START

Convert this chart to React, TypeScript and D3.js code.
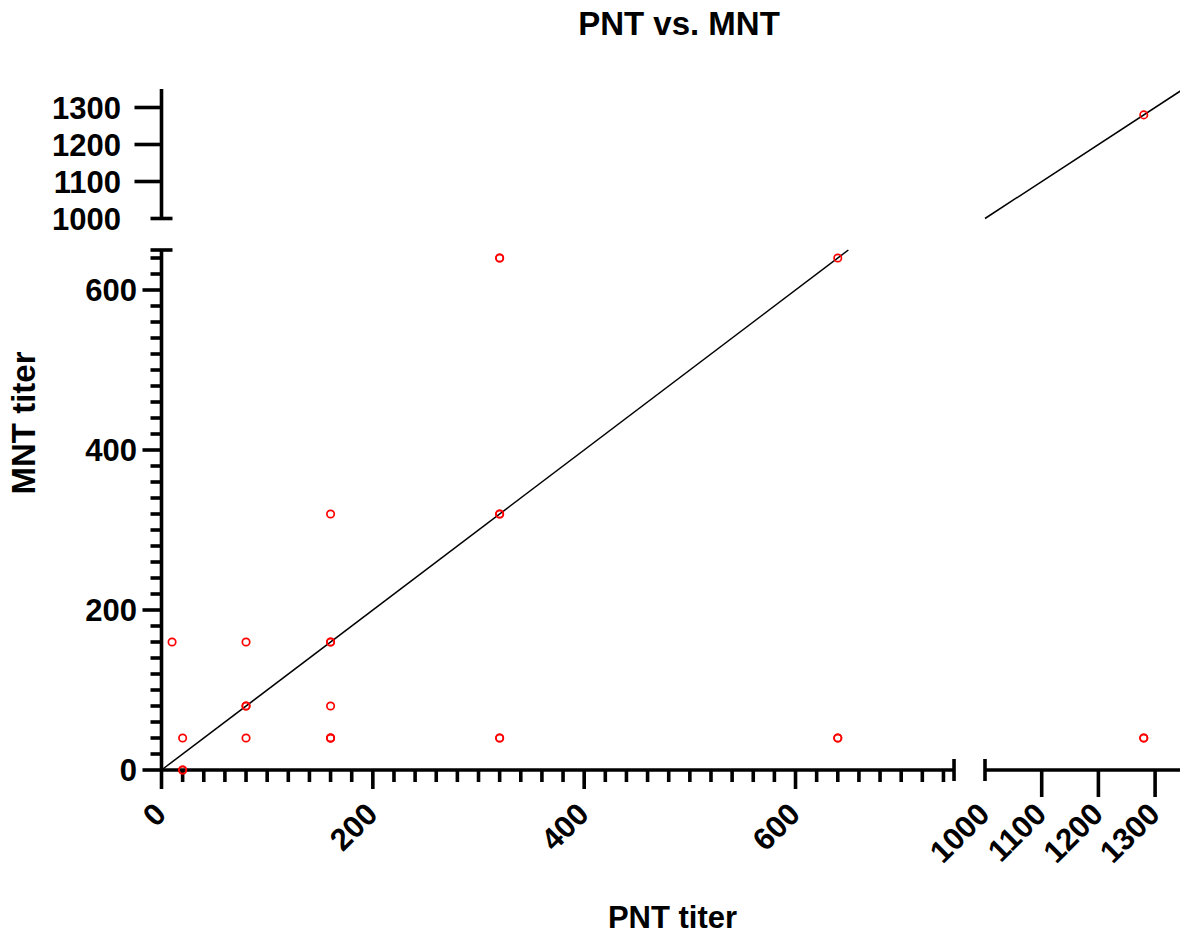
import React from "react";
import * as d3 from "d3";

// ---- data ----
const pntTiter = [10, 20, 20, 20, 80, 80, 80, 80, 160, 160, 160, 160, 160, 160, 160, 320, 320, 320, 320, 320, 320, 640, 640, 640, 1280, 1280, 1280];
const mntTiter = [160, 40, 0, 0, 160, 80, 80, 40, 320, 160, 160, 80, 40, 40, 40, 640, 640, 320, 320, 40, 40, 640, 40, 40, 1280, 40, 40];

const xLowTicks = [0, 200, 400, 600];
const xHighTicks = [1000, 1100, 1200, 1300];
const yLowTicks = [0, 200, 400, 600];
const yHighTicks = [1000, 1100, 1200, 1300];
const lowMinorStep = 20;

const title = "PNT vs. MNT";
const xTitle = "PNT titer";
const yTitle = "MNT titer";

// break segments
const xLowDomain = [0, 750];
const xHighDomain = [1000, 1350];
const yLowDomain = [0, 650];
const yHighDomain = [1000, 1350];

export default function App() {
  const W = 1180;
  const H = 934;
  const axisX = 161.5;
  const axisY = 770;

  const xLow = d3.scaleLinear().domain(xLowDomain).range([axisX, axisX + 750 * 1.0567]);
  const xHigh = d3.scaleLinear().domain(xHighDomain).range([985, 985 + 350 * 0.567]);
  const yLow = d3.scaleLinear().domain(yLowDomain).range([axisY, 250]);
  const yHigh = d3.scaleLinear().domain(yHighDomain).range([218.5, 89]);

  const xPos = (v: number) => (v <= xLowDomain[1] ? xLow(v) : xHigh(v));
  const yPos = (v: number) => (v <= yLowDomain[1] ? yLow(v) : yHigh(v));

  const xMinor = d3.range(0, xLowDomain[1], lowMinorStep).filter((v) => v % 200 !== 0);
  const yMinor = d3.range(0, yLowDomain[1], lowMinorStep).filter((v) => v % 200 !== 0);

  const axisW = 3.6;
  const font = "'Liberation Sans', Arial, Helvetica, sans-serif";
  const tickFs = 31;
  const cap = 11;

  const lineLow = d3.line<number>().x((d) => xLow(d)).y((d) => yLow(d));
  const lineHigh = d3.line<number>().x((d) => xHigh(d)).y((d) => yHigh(d));

  return (
    <svg
      width={W}
      height={H}
      style={{ position: "absolute", left: 0, top: 0, background: "#fff" }}
      fontFamily={font}
      fontWeight="bold"
    >
      <rect x={0} y={0} width={W} height={H} fill="#fff" />
      {/* title */}
      <text x={679} y={35} textAnchor="middle" fontSize={33}>
        {title}
      </text>
      <text x={672.5} y={928} textAnchor="middle" fontSize={31}>
        {xTitle}
      </text>
      <text transform={`translate(35,423) rotate(-90)`} textAnchor="middle" fontSize={33}>
        {yTitle}
      </text>

      {/* identity line */}
      <path d={lineLow([0, 650]) || ""} stroke="#000" strokeWidth={1.5} fill="none" />
      <path d={lineHigh([1000, 1350]) || ""} stroke="#000" strokeWidth={1.5} fill="none" />

      <g stroke="#000" strokeWidth={axisW} fill="none">
        {/* lower y axis */}
        <line x1={axisX} x2={axisX} y1={yLow(0)} y2={yLow(650)} />
        <line x1={axisX - cap} x2={axisX + cap} y1={yLow(650)} y2={yLow(650)} />
        {yLowTicks.map((t) => (
          <line key={"ylm" + t} x1={axisX - 19} x2={axisX} y1={yLow(t)} y2={yLow(t)} />
        ))}
        {yMinor.map((t) => (
          <line key={"ylmi" + t} x1={axisX - 11} x2={axisX} y1={yLow(t)} y2={yLow(t)} />
        ))}
        {/* upper y axis */}
        <line x1={axisX} x2={axisX} y1={yHigh(1000)} y2={yHigh(1350)} />
        <line x1={axisX - cap} x2={axisX + cap} y1={yHigh(1000)} y2={yHigh(1000)} />
        {yHighTicks
          .filter((t) => t !== 1000)
          .map((t) => (
            <line key={"yhm" + t} x1={axisX - 27} x2={axisX} y1={yHigh(t)} y2={yHigh(t)} />
          ))}
        {/* lower-left x axis */}
        <line x1={xLow(0)} x2={xLow(750)} y1={axisY} y2={axisY} />
        <line x1={xLow(750)} x2={xLow(750)} y1={axisY - cap} y2={axisY + cap} />
        {xLowTicks.map((t) => (
          <line key={"xlm" + t} x1={xLow(t)} x2={xLow(t)} y1={axisY} y2={axisY + 19} />
        ))}
        {xMinor.map((t) => (
          <line key={"xlmi" + t} x1={xLow(t)} x2={xLow(t)} y1={axisY} y2={axisY + 12} />
        ))}
        {/* right x axis */}
        <line x1={xHigh(1000)} x2={xHigh(1350)} y1={axisY} y2={axisY} />
        <line x1={xHigh(1000)} x2={xHigh(1000)} y1={axisY - cap} y2={axisY + cap} />
        {xHighTicks
          .filter((t) => t !== 1000)
          .map((t) => (
            <line key={"xhm" + t} x1={xHigh(t)} x2={xHigh(t)} y1={axisY} y2={axisY + 27} />
          ))}
      </g>

      {/* y tick labels */}
      <g fontSize={tickFs} textAnchor="end">
        {yLowTicks.map((t) => (
          <text key={"ylt" + t} x={137} y={yLow(t)} dy="0.36em">
            {t}
          </text>
        ))}
        {yHighTicks.map((t) => (
          <text key={"yht" + t} x={121} y={yHigh(t)} dy="0.36em">
            {t}
          </text>
        ))}
      </g>
      {/* x tick labels */}
      <g fontSize={tickFs} textAnchor="end">
        {xLowTicks.map((t) => (
          <text key={"xlt" + t} transform={`translate(${xLow(t) + 6.5},816) rotate(-45)`}>
            {t}
          </text>
        ))}
        {xHighTicks.map((t) => (
          <text key={"xht" + t} transform={`translate(${xHigh(t) + 6.5},816) rotate(-45)`}>
            {t}
          </text>
        ))}
      </g>

      {/* points */}
      <g fill="none" stroke="#ff0000" strokeWidth={1.7}>
        {pntTiter.map((p, i) => (
          <circle key={"pt" + i} cx={xPos(p)} cy={yPos(mntTiter[i])} r={3.7} />
        ))}
      </g>
    </svg>
  );
}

END

**What you need to do**
Return, unchanged, the lines from the first line of the material through the line that holds "import * as", inclusive, omitting pictures.

**Output of the exercise**
Convert this chart to React, TypeScript and D3.js code.
import React from "react";
import * as d3 from "d3";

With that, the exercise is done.